Rodolfo's response is telling. This is a moment when he could have responded. "Baby, I love you! I love you more than anything in the world, and I'm so sorry for the way I treated you! I love you with all my heart!"
He doesn't say that.
He says "Ah, Mimi; mia bella Mimi!" (Ah, Mimi, my beautiful Mimi.)
He doesn't - perhaps can't - say the "L word".
Okay, Readers! If you've made it this far and didn't get mad at me for being hard on your favorite tenor eight paragraphs ago, let me be clear.
Rodolfo isn't a bad person. He's not hard-hearted or mean or despicable.
He's YOUNG. He hasn't figured out grown-up stuff yet. He doesn't know what "true love" is.
"But Glenn! How can you listen to that magnificent love music and doubt that he loves her? That music PROVES that he loves her! Just listen to the music!!!"
I have. Over and over, for a half-century now. Listen to me, opera-lovers: the music proves that he believes that he loves her. The music adopts the point of view of "first person", as it were, inducing us to see Rodolfo as he sees himself: a man in love. But it's not a mature love. It's not Radames and Aida, or Leonora and Manrico, Or Beethoven's Leonora and Florestan. This is verismo opera, not fairy-tale opera. No knights in shining armor here, willing to die for his maiden fair.

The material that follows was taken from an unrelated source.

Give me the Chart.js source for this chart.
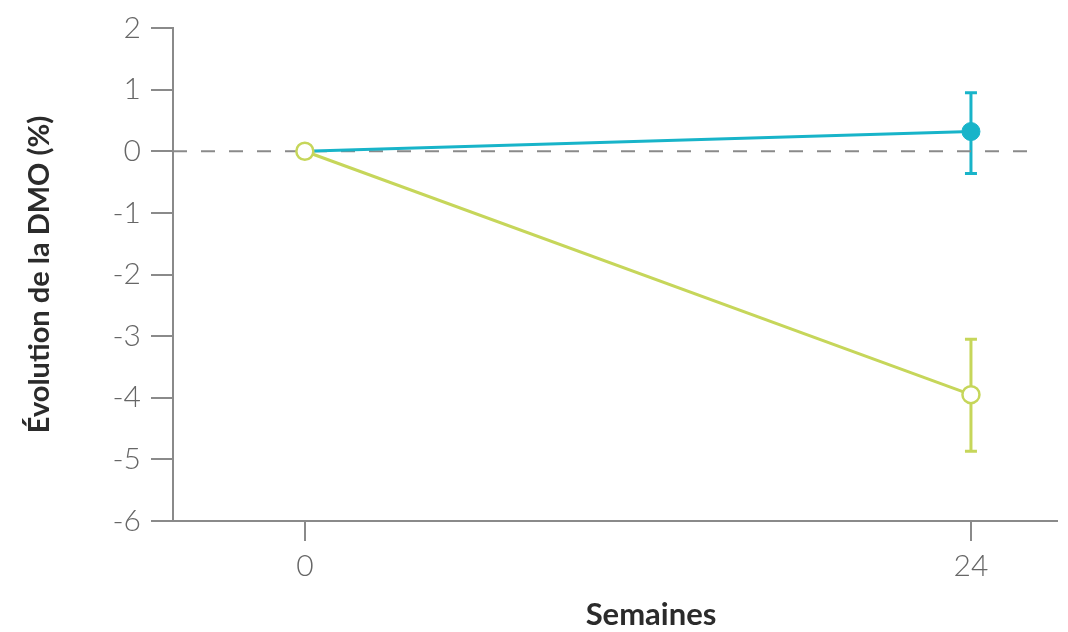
<!DOCTYPE html>
<html>
<head>
<meta charset="utf-8">
<script src="https://cdn.jsdelivr.net/npm/chart.js@4"></script>
<style>
  html, body { margin: 0; padding: 0; background: #ffffff; }
  #wrap { width: 1068px; height: 632px; }
</style>
</head>
<body>
<div id="wrap"><canvas id="c" width="1068" height="632"></canvas></div>
<script>
// ---- data ----
const weeks = [0, 24];
const tealValues = [0, 0.32];
const tealUpper = [null, 0.95];
const tealLower = [null, -0.36];
const greenValues = [0, -3.95];
const greenUpper = [null, -3.05];
const greenLower = [null, -4.87];
const yTickValues = [-6, -5, -4, -3, -2, -1, 0, 1, 2];
const xTickValues = [0, 24];
const refLineX = [-4.75, 26.45];
const refLineY = [0, 0];
const yTitle = 'Évolution de la DMO (%)';
const xTitle = 'Semaines';

const TEAL = '#18b4c9';
const GREEN = '#c6d65a';
const AXIS = '#8a8a8a';

const toPts = (xs, ys) => xs.map((x, i) => ({ x: x, y: ys[i] }));

const errorBars = {
  id: 'errorBars',
  beforeDatasetsDraw(chart) {
    const ctx = chart.ctx;
    const xs = chart.scales.x, ys = chart.scales.y;
    const sets = [
      { up: tealUpper, lo: tealLower, color: TEAL },
      { up: greenUpper, lo: greenLower, color: GREEN }
    ];
    ctx.save();
    ctx.lineWidth = 3;
    sets.forEach(s => {
      ctx.strokeStyle = s.color;
      weeks.forEach((w, i) => {
        if (s.up[i] == null) return;
        const px = xs.getPixelForValue(w);
        const pu = ys.getPixelForValue(s.up[i]);
        const pl = ys.getPixelForValue(s.lo[i]);
        ctx.beginPath();
        ctx.moveTo(px, pu); ctx.lineTo(px, pl);
        ctx.moveTo(px - 6, pu); ctx.lineTo(px + 6, pu);
        ctx.moveTo(px - 6, pl); ctx.lineTo(px + 6, pl);
        ctx.stroke();
      });
    });
    ctx.restore();
  }
};

const xTitlePlugin = {
  id: 'xTitlePlugin',
  afterDraw(chart) {
    const ctx = chart.ctx;
    const a = chart.chartArea;
    ctx.save();
    ctx.font = 'bold 31px Lato';
    ctx.fillStyle = '#2b2b2b';
    ctx.textAlign = 'center';
    ctx.textBaseline = 'middle';
    ctx.fillText(xTitle, (a.left + a.right) / 2 + 36, 615);
    ctx.restore();
  }
};

new Chart(document.getElementById('c'), {
  type: 'line',
  data: {
    datasets: [
      {
        label: 'green',
        data: toPts(weeks, greenValues),
        borderColor: GREEN,
        borderWidth: 3,
        pointRadius: 8.5,
        pointBorderWidth: 2.5,
        pointBackgroundColor: '#ffffff',
        pointBorderColor: GREEN,
        order: 0
      },
      {
        label: 'teal',
        data: toPts(weeks, tealValues),
        borderColor: TEAL,
        borderWidth: 3,
        pointRadius: [0, 9],
        pointBorderWidth: 1,
        pointBackgroundColor: TEAL,
        pointBorderColor: TEAL,
        order: 1
      },
      {
        label: 'ref',
        data: toPts(refLineX, refLineY),
        borderColor: '#8a8a8a',
        borderWidth: 2,
        borderDash: [14, 14],
        pointRadius: 0,
        order: 2
      }
    ]
  },
  plugins: [errorBars, xTitlePlugin],
  options: {
    responsive: false,
    animation: false,
    layout: { padding: { top: 25, right: 10, left: 0, bottom: 0 } },
    plugins: { legend: { display: false }, tooltip: { enabled: false } },
    scales: {
      x: {
        type: 'linear',
        position: 'bottom',
        min: -4.75,
        max: 27.1,
        afterBuildTicks: s => { s.ticks = xTickValues.map(v => ({ value: v })); },
        afterFit: s => { s.height = 111; },
        grid: { drawOnChartArea: false, drawTicks: true, tickLength: 20, color: AXIS, lineWidth: 2 },
        border: { display: true, color: AXIS, width: 2 },
        ticks: {
          autoSkip: false,
          maxRotation: 0,
          padding: 7,
          color: '#666666',
          font: { family: 'Lato', size: 30, weight: '300' },
          callback: v => String(v)
        },
        title: { display: false }
      },
      y: {
        type: 'linear',
        min: -6,
        max: 2,
        afterBuildTicks: s => { s.ticks = yTickValues.map(v => ({ value: v })); },
        afterFit: s => { s.width = 173; },
        grid: { drawOnChartArea: false, drawTicks: true, tickLength: 22, color: AXIS, lineWidth: 2 },
        border: { display: true, color: AXIS, width: 2 },
        ticks: {
          autoSkip: false,
          padding: 10,
          color: '#666666',
          font: { family: 'Lato', size: 30, weight: '300' },
          callback: v => String(v)
        },
        title: {
          display: true,
          text: yTitle,
          color: '#2b2b2b',
          font: { family: 'Lato', size: 29, weight: 'bold' },
          padding: { top: 22, bottom: 0 }
        }
      }
    }
  }
});
</script>
</body>
</html>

How mature were YOU at age eighteen? Or twenty? Or however old these bohemians are supposed to be? Were you the perfect, mature partner in your first romantic relationship? Didn't you have a lot to learn? We're not meant to dislike Rodolfo. We're meant to recall the unwise moments of our own youthful experiences. The music allows us to do so.
The tragedy of La Bohème is that if Rodolfo does figure things out and learn from his mistakes and become less narcissistic about romance, it will be too late for Mimi. He will always look back on their affair with regret.
Personally, I wonder if his future relationships will be more functional. Pathological jealousy is not such an easy personality trait to control.